Scott then talked about their new Niagra chip – it’s the next generation past the risc architecture, which has chip multi-threading.  It has 8 cores, and 4 hardware cores per thread.  It has the bandwidth of an E15K, with networking built in, full symmetric multiprocessing on a chip.  He’s really interested in bringing down the total cost of ownership – he pointed out that it’s a 32 way, 64 bit core, at less than 56 watts.  He pointed out that Eric Schmidt, CEO of Google has his single biggest expense is energy costs, second is floor space so this should be attractive.

He brought up another grid – this one he calls the Display Grid, which is his term for the Sunray thin clients.  He asked “wouldn’t it be great to have a buck a display per day for all desktop services?”  He said that over half of his employees are homeless – they can walk into any office and work, so he saves $3M a year by not having a Wintel space heater for each one of them..  They used two system administrators and $65K in software to move 30,000 people to a new software upgrade over the weekend, and no one needed to know.  

Nicholas Negroponte

Nicholas is the chairman of the Media Lab and Professor of Media Technology.  He is dedicating his efforts to finding a way to get laptops into the hands of children in developing companies.  His strategy is that if he could build a laptop for $100 each, he could get them into the hands of millions of children by 2007.

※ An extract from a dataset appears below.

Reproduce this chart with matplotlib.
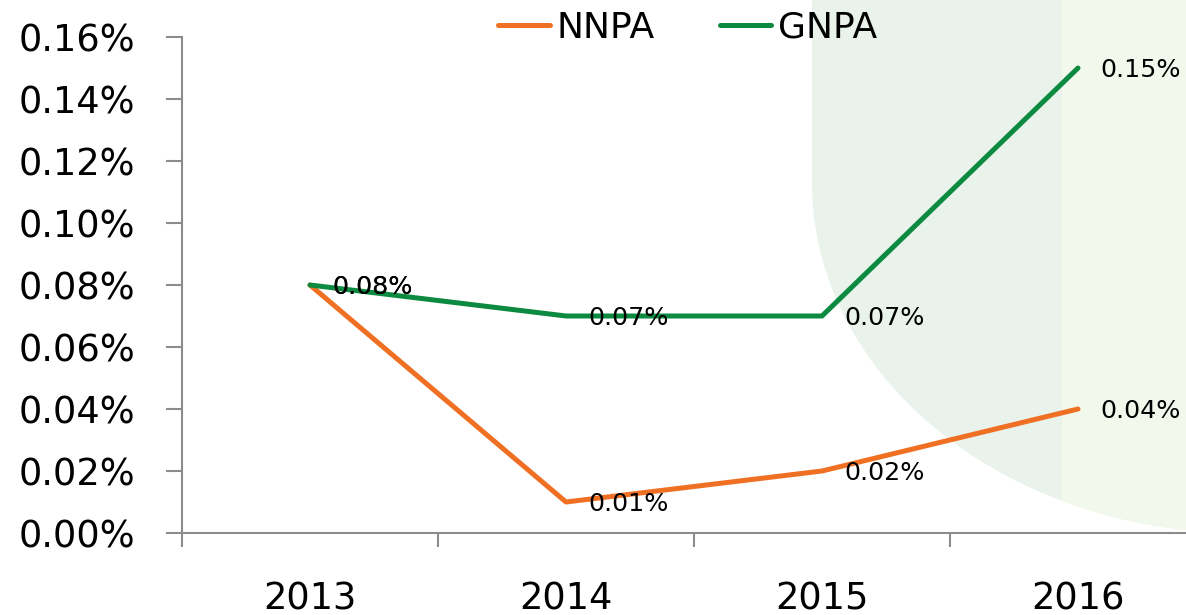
import matplotlib
matplotlib.use('Agg')
import matplotlib.pyplot as plt
import numpy as np
from matplotlib.patches import Polygon, Rectangle
from matplotlib.ticker import FuncFormatter, FixedLocator

# Data (values in percent)
years = ['2013', '2014', '2015', '2016']
nnpa = [0.08, 0.01, 0.02, 0.04]
gnpa = [0.08, 0.07, 0.07, 0.15]

W, H = 1186, 615
dpi = 100
orange = '#F07023'
green = '#0C8A3F'
axis_grey = '#8C8C8C'

plt.rcParams['font.family'] = ['DejaVu Sans']

fig = plt.figure(figsize=(W / dpi, H / dpi), dpi=dpi)

# decorative background shape (rounded panel), in pixel coords
bg = fig.add_axes([0, 0, 1, 1], zorder=0)
bg.set_xlim(0, W)
bg.set_ylim(H, 0)
bg.axis('off')
left_x, bend_y = 812, 183
rx, ry = 430, 350
t = np.linspace(np.pi, np.pi / 2, 120)
arc_x = left_x + rx + rx * np.cos(t)
arc_y = bend_y + ry * np.sin(t)
pts = [(left_x, -5)] + list(zip(arc_x, arc_y)) + [(W + 80, bend_y + ry), (W + 80, -5)]
shape = Polygon(pts, closed=True, facecolor='#E9F3EC', edgecolor='none')
bg.add_patch(shape)
band = Rectangle((1062, -5), 250, 700, facecolor='#F3F8ED', edgecolor='none')
bg.add_patch(band)
band.set_clip_path(shape)

# main chart
ax = fig.add_axes([182 / W, (H - 533) / H, (1206 - 182) / W, (533 - 37) / H], zorder=1)
ax.patch.set_alpha(0)
x = np.arange(len(years))
ax.plot(x, nnpa, color=orange, linewidth=3.6, label='NNPA', solid_capstyle='round')
ax.plot(x, gnpa, color=green, linewidth=3.6, label='GNPA', solid_capstyle='round')

for series in (nnpa, gnpa):
    for xi, yi in zip(x, series):
        ax.annotate('%.2f%%' % yi, xy=(xi, yi), xytext=(16, -1.5),
                    textcoords='offset points', ha='left', va='center',
                    fontsize=18.3, color='black')

ax.set_xlim(-0.5, 3.5)
ax.set_ylim(0, 0.16)
ax.yaxis.set_major_locator(FixedLocator(np.arange(0, 0.161, 0.02)))
ax.yaxis.set_major_formatter(FuncFormatter(lambda v, p: '%.2f%%' % v))
ax.set_xticks(x)
ax.set_xticklabels(years)
ax.xaxis.set_minor_locator(FixedLocator([-0.5, 0.5, 1.5, 2.5, 3.5]))

for side in ('top', 'right'):
    ax.spines[side].set_visible(False)
for side in ('left', 'bottom'):
    ax.spines[side].set_color(axis_grey)
    ax.spines[side].set_linewidth(1.5)

ax.tick_params(axis='y', which='major', length=11.5, width=1.5, color=axis_grey,
               labelsize=26.5, pad=22)
ax.tick_params(axis='x', which='major', length=0, labelsize=26.5, pad=34)
ax.tick_params(axis='x', which='minor', length=10, width=1.5, color=axis_grey)

fig.legend(loc='center', bbox_to_anchor=(688 / W, 1 - 28 / H), ncol=2,
           frameon=False, fontsize=26, handlelength=1.42, handletextpad=0.2,
           columnspacing=1.8, borderpad=0)

fig.savefig('out.png', dpi=dpi)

He has worked with school children in Cost Rica, where there isn’t even electricity.  He said the teachers try to do well, but they only have 6 or 7 years of education themselves.  He brought in satellite dishes and generators, and laptops he bought off of eBay, gave one to every single child and let them take them home.  The families loved them because they were the brightest light in the house!  The kids took wonderful care of them, polishing them like bicycles, making little bags for them.  They found on their own a website that would speak English words to them so they could learn to speak the language.  This was much better than when the teacher tried to do it – Nicholas said that it was unintelligible, bore no resemblance to English.

The technology path for this has 3 generations.  Generation 3 is going to use media ink.  This is a method of actually printing on the screen, which has extremely high contrast so it’s very clear, and can be done on a flexible non-breakable screen – maybe even one you could roll up in your pocket.  They can make these screens around $0.50/square inch, when LCDs cost $10/diagonal inch.

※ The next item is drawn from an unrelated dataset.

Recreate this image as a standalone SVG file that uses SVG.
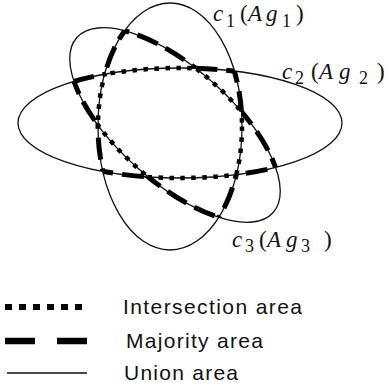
<svg xmlns="http://www.w3.org/2000/svg" width="391" height="387" viewBox="0 0 391 387">
<style>
.u{fill:none;stroke:#111;stroke-width:1.3}
.m{fill:none;stroke:#000;stroke-width:5;stroke-dasharray:22 9}
.i{fill:none;stroke:#000;stroke-width:4.5;stroke-dasharray:4.5 6.5}
.lab{font-family:"Liberation Serif","Times New Roman",serif;font-size:23px;fill:#111}
.it{font-style:italic}
.sub{font-size:18px}
.leg{font-family:"Liberation Sans",Arial,sans-serif;font-size:21px;fill:#111}
</style>
<defs>
<ellipse id="e1" cx="170" cy="126.5" rx="72" ry="123.5"/>
<ellipse id="e2" cx="180" cy="123" rx="162" ry="55"/>
<ellipse id="e3" cx="175" cy="125" rx="131.5" ry="57" transform="rotate(41.7 175 125)"/>
<clipPath id="c1"><use href="#e1"/></clipPath>
<clipPath id="c2"><use href="#e2"/></clipPath>
<clipPath id="c3"><use href="#e3"/></clipPath>
<mask id="x23" maskUnits="userSpaceOnUse" x="0" y="0" width="391" height="387">
<use href="#e2" fill="#fff"/><use href="#e3" fill="#fff"/>
<g clip-path="url(#c3)"><use href="#e2" fill="#000"/></g>
</mask>
<mask id="x13" maskUnits="userSpaceOnUse" x="0" y="0" width="391" height="387">
<use href="#e1" fill="#fff"/><use href="#e3" fill="#fff"/>
<g clip-path="url(#c3)"><use href="#e1" fill="#000"/></g>
</mask>
<mask id="x12" maskUnits="userSpaceOnUse" x="0" y="0" width="391" height="387">
<use href="#e1" fill="#fff"/><use href="#e2" fill="#fff"/>
<g clip-path="url(#c2)"><use href="#e1" fill="#000"/></g>
</mask>
</defs>
<g id="union">
<use href="#e1" class="u"/>
<use href="#e2" class="u"/>
<use href="#e3" class="u"/>
</g>
<g id="majority">
<g mask="url(#x23)"><use href="#e1" class="m"/></g>
<g mask="url(#x13)"><use href="#e2" class="m"/></g>
<g mask="url(#x12)"><use href="#e3" class="m"/></g>
</g>
<g id="intersection">
<g clip-path="url(#c2)"><g clip-path="url(#c3)"><use href="#e1" class="i"/></g></g>
<g clip-path="url(#c1)"><g clip-path="url(#c3)"><use href="#e2" class="i"/></g></g>
<g clip-path="url(#c1)"><g clip-path="url(#c2)"><use href="#e3" class="i"/></g></g>
</g>
<g id="labels">
<text class="lab" y="21"><tspan x="213" class="it">c</tspan><tspan x="226" y="27" class="sub">1</tspan><tspan x="240" y="21">(</tspan><tspan x="248" class="it">A</tspan><tspan x="266" class="it">g</tspan><tspan x="282" y="27" class="sub">1</tspan><tspan x="296" y="21">)</tspan></text>
<text class="lab" y="79"><tspan x="282" class="it">c</tspan><tspan x="295" y="84" class="sub">2</tspan><tspan x="311" y="79">(</tspan><tspan x="319" class="it">A</tspan><tspan x="339" class="it">g</tspan><tspan x="359" y="84" class="sub">2</tspan><tspan x="377" y="79">)</tspan></text>
<text class="lab" y="247"><tspan x="232" class="it">c</tspan><tspan x="245" y="252" class="sub">3</tspan><tspan x="259" y="247">(</tspan><tspan x="267" class="it">A</tspan><tspan x="286" class="it">g</tspan><tspan x="301" y="252" class="sub">3</tspan><tspan x="324" y="247">)</tspan></text>
</g>
<g id="legend">
<line x1="5" y1="307" x2="87" y2="307" stroke="#000" stroke-width="6" stroke-dasharray="7 7"/>
<line x1="5" y1="341" x2="35" y2="341" stroke="#000" stroke-width="6.5"/>
<line x1="57" y1="341" x2="87" y2="341" stroke="#000" stroke-width="6.5"/>
<line x1="7" y1="373" x2="87" y2="373" stroke="#111" stroke-width="1.5"/>
<text class="leg" x="123" y="314" textLength="179">Intersection area</text>
<text class="leg" x="126" y="348" textLength="137">Majority area</text>
<text class="leg" x="124" y="380" textLength="114">Union area</text>
</g>
</svg>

2nd generation will be a laptop that when opened reveals a small LED projector – and then the screen could even be made of white cardboard.  The LEDs have low energy requirements, and you could even make the laptop go all the way open flat so the projector pointed at a wall.

The 1st generation is actually harder, they’re looking at using something like the 7.2” DVD players you can buy now for around $110, gutting them taking out the optical drive, put in a processor and a keyboard.  They’ll put in wifi, 4 usb ports, a 500MHz processor, 1GB of flash memory (no disk) 128MB of RAM and run linux.  He said the developing world doesn’t want to talk about any OS other than linux.  The kids want Logo, Google and Skype, no kind of office application at all.

Ed Zander – CEO of Motorola

I didn’t take a lot of notes on Ed, but he did “accidentally” show us the Motorola iTunes phone.  It was white, and he said it had an iTunes interface, and killer sound.  He even treated us to a Neal Diamond song by holding it up to his microphone.  He emphasized sound in all of their phones, showing off the Razr as well as an even thinner phone (not a flip phone) called the Sliver which is 12mm thick with a speaker and a camera.  He also showed off full motion video of CNN on a cell phone available now through Verizon.

That’s it for today’s NosillaCast – thanks for tuning in.  Not sure if I’ll podcast tomorrow, the content looks a little light, but you never know!